In the centre of Wigton is the town's monument, built in 1872 and now a listed monument. Turning right at the monument leads to the Nelson Thomlinson School after a quarter-of-a-mile, and eventually out of Wigton on the B5304 bound for Red Dial and the A595. Turning left just past the monument leads to Wigton railway station. The B5302, now called King Street, continues in an easterly direction out of the town centre, running almost parallel with the Cumbria Coast Line.

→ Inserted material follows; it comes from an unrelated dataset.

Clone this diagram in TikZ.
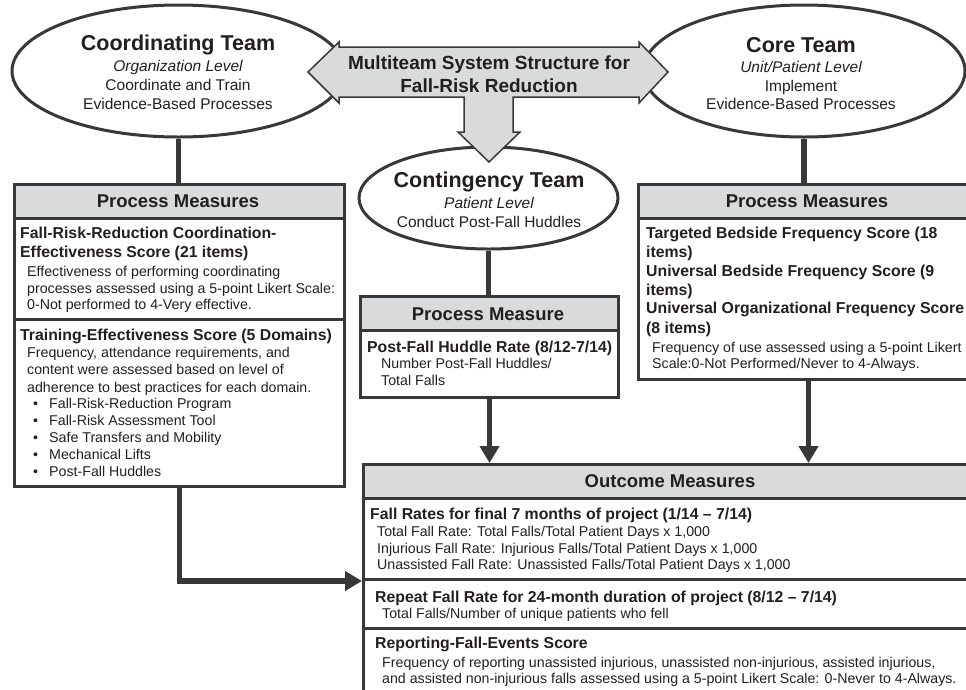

It crosses over the railway line approximately one mile after leaving the town centre, and this marks the eastern terminus of the road at the junction with the A596. King Street, now without the B5302 designation, continues in an easterly direction for another two-and-a-quarter miles, terminating at the A595 at Woodcock Wood.

==Incidents==
The B5302 has seen numerous incidents and accidents, including some fatalities. In 2004, a man was killed in an accident involving a car and a coal lorry on the road between Abbeytown and Waverbridge. In 2013, a quad bike rider was left with serious injuries in an accident on the road near Causewayhead, and was airlifted to Newcastle hospital by the Great North Air Ambulance. In November 2018, the road was briefly closed between Abbeytown and Silloth after a lorry collided with a bridge.

==Public transportation==
Stagecoach Cumbria and North Lancashire run a bus (the number 400) along the B5302 from Silloth-on-Solway to Carlisle. Services are approximately once every two hours in either direction, and there are bus stops in all the villages and hamlets along the route. From Silloth-on-Solway, a connecting bus service (the number 60) runs south down the B5300 coast road to Blitterlees, Beckfoot, Mawbray, Allonby, and ultimately Maryport. From Wigton, connecting trains on the Cumbria Coast Line run approximately once an hour north to Carlisle and south to Whitehaven, and occasionally Barrow-in-Furness and Lancaster.